“If Ruby gets confused, feel free to tell her.” So read the instructions for Agent Ruby, an online piece that can converse with users. In a chat window, visitors submit their questions to Ruby, who engages them in a dialogue that can sometimes be clunky. Her answers do not always make sense, and Ruby will sometimes message back with conversation-ending snark. (Recently I asked Ruby what it meant to be artificially intelligent, after she confirmed that she was just that. Her response: “I mean exactly what I said.”)
Even if Agent Ruby’s capabilities seem limited by today’s standards, they were not when the San Francisco Museum of Modern Art commissioned Leeson to do the project. She required 18 programmers to build this work, which is based on a character from her 2002 feature film, Teknolust, starring Tilda Swinton as both a scientist and her three cyborgian clones. That movie, like this work, explored what a female form of AI might look like—and suggested that AI could be used to subvert a male bias implicit in digital technology more broadly.

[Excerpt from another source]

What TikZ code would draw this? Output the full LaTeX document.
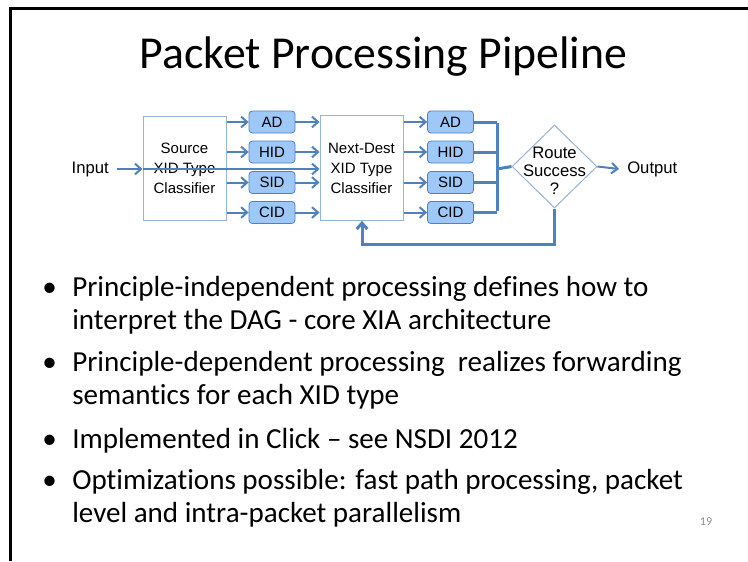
\documentclass[tikz,border=0pt]{standalone}
\usepackage{fontspec}
\setmainfont{Carlito}[Ligatures=NoCommon]
\newfontfamily\diagfont{Liberation Sans}
\usetikzlibrary{arrows.meta,shapes.geometric}
\definecolor{linkblue}{RGB}{79,129,189}
\definecolor{tagfill}{RGB}{157,200,248}
\definecolor{boxedge}{RGB}{149,179,215}
\definecolor{pagegray}{RGB}{140,140,140}

\begin{document}
\begin{tikzpicture}[x=0.75pt,y=-0.75pt,
  link/.style={draw=linkblue,line width=1.5pt,-{Straight Barb[length=4.5pt,width=8pt]}},
  bus/.style={draw=linkblue,line width=2.25pt},
  classbox/.style={draw=boxedge,fill=white,line width=0.75pt,minimum width=62.25pt,
    minimum height=78.5pt,inner sep=0pt,align=center,
    font=\diagfont\fontsize{11.25}{15}\selectfont},
  tag/.style={draw=linkblue,fill=tagfill,line width=0.6pt,rounded corners=2.5pt,
    minimum width=34.5pt,minimum height=16.5pt,inner sep=0pt,
    font=\diagfont\fontsize{11.25}{13}\selectfont},
  plaintext/.style={inner sep=0pt,font=\diagfont\fontsize{12.5}{14}\selectfont},
  bulletline/.style={anchor=base west,inner sep=0pt,font=\fontsize{21.8}{26}\selectfont},
  bulletmark/.style={anchor=base,inner sep=0pt,font=\fontsize{21.8}{26}\selectfont}
]
\useasboundingbox (0,0) rectangle (748,561);
\fill[white] (0,0) rectangle (748,561);
% slide frame (top and left edges)
\draw[line width=2.25pt] (748,8) -- (10,8) -- (10,561);

% title
\node[anchor=base,inner sep=0pt,font=\fontsize{34.3}{40}\selectfont] (title) at (383.5,68)
  {Packet Processing Pipeline};

% classifiers
\node[classbox] (src) at (184.5,168.5) {Source\\XID Type\\Classifier};
\node[classbox] (nd) at (361.5,168) {Next-Dest\\XID Type\\Classifier};

% principal-type tags, first stage
\node[tag] (ad1)  at (272,122)   {AD};
\node[tag] (hid1) at (272,152)   {HID};
\node[tag] (sid1) at (272,182.5) {SID};
\node[tag] (cid1) at (272,212.5) {CID};
% principal-type tags, second stage
\node[tag] (ad2)  at (450.5,122)   {AD};
\node[tag] (hid2) at (450.5,152)   {HID};
\node[tag] (sid2) at (450.5,182.5) {SID};
\node[tag] (cid2) at (450.5,212.5) {CID};

% route decision
\node[diamond,draw=boxedge,line width=0.75pt,fill=white,minimum width=63.75pt,
  minimum height=62.25pt,inner sep=0pt] (rt) at (554.5,166.5) {};
\node[plaintext,align=center,font=\diagfont\fontsize{12.5}{13.5}\selectfont] (rtlabel)
  at (554.5,171) {Route\\Success\\?};

% input / output labels
\node[plaintext,anchor=east] (inp) at (109,169) {Input};
\node[plaintext,anchor=west] (out) at (627,169) {Output};

% input path
\draw[link] ([xshift=6pt]inp.east) -- (src.west |- inp);
\draw[link] (src.west |- inp) -- (nd.west |- inp);

% first stage fan-out and fan-in
\foreach \t in {ad1,hid1,sid1,cid1}{
  \draw[link] (src.east |- \t) -- (\t.west);
  \draw[link] (\t.east) -- (nd.west |- \t);
}
% second stage fan-out
\foreach \t in {ad2,hid2,sid2,cid2}{
  \draw[link] (nd.east |- \t) -- (\t.west);
}
% merge bus into the decision
\coordinate (bus) at (497,169);
\foreach \t in {ad2,hid2,sid2,cid2}{
  \draw[bus] (\t.east) -- (bus |- \t);
}
\draw[bus] ([yshift=-1.1pt]bus |- ad2) -- ([yshift=1.1pt]bus |- cid2);
\draw[bus] (bus) -- (rt.west);

% output
\draw[link] (rt.east) -- ([xshift=-6pt]out.west);

% feedback loop back to the next-destination classifier
\coordinate (fb) at (362,244);
\draw[link,line width=2.25pt] (rt.south) |- (fb) -- (fb |- nd.south);

% bullet list
\node[bulletmark] (m1) at (49.5,296) {•};
\node[bulletline] (l1) at (72,296) {Principle-independent processing defines how to};
\node[bulletline] (l2) at (72,329) {interpret the DAG - core XIA architecture};
\node[bulletmark] (m2) at (49.5,371) {•};
\node[bulletline] (l3) at (72,371) {Principle-dependent processing\ \ realizes forwarding};
\node[bulletline] (l4) at (72,404) {semantics for each XID type};
\node[bulletmark] (m3) at (49.5,448) {•};
\node[bulletline] (l5) at (72,448) {Implemented in Click – see NSDI 2012};
\node[bulletmark] (m4) at (49.5,489) {•};
\node[bulletline] (l6) at (72,489) {Optimizations possible: fast path processing, packet};
\node[bulletline] (l7) at (72,522) {level and intra-packet parallelism};

% page number
\node[anchor=base,inner sep=0pt,text=pagegray,font=\fontsize{9}{10}\selectfont] (pg)
  at (706,525) {19};
\end{tikzpicture}
\end{document}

Leeson has noted that the notion of AI wasn’t widely understood when Agent Ruby debuted, recently telling the San Francisco Chronicle, “People didn’t know what ‘Agent Ruby’ was—it was too early—but there were a few people that were intrigued by it.” The audience for it has since grown, and when the New York Times reviewed Leeson’s 2021 New Museum survey, it called the piece a “less obedient” forerunner of Siri.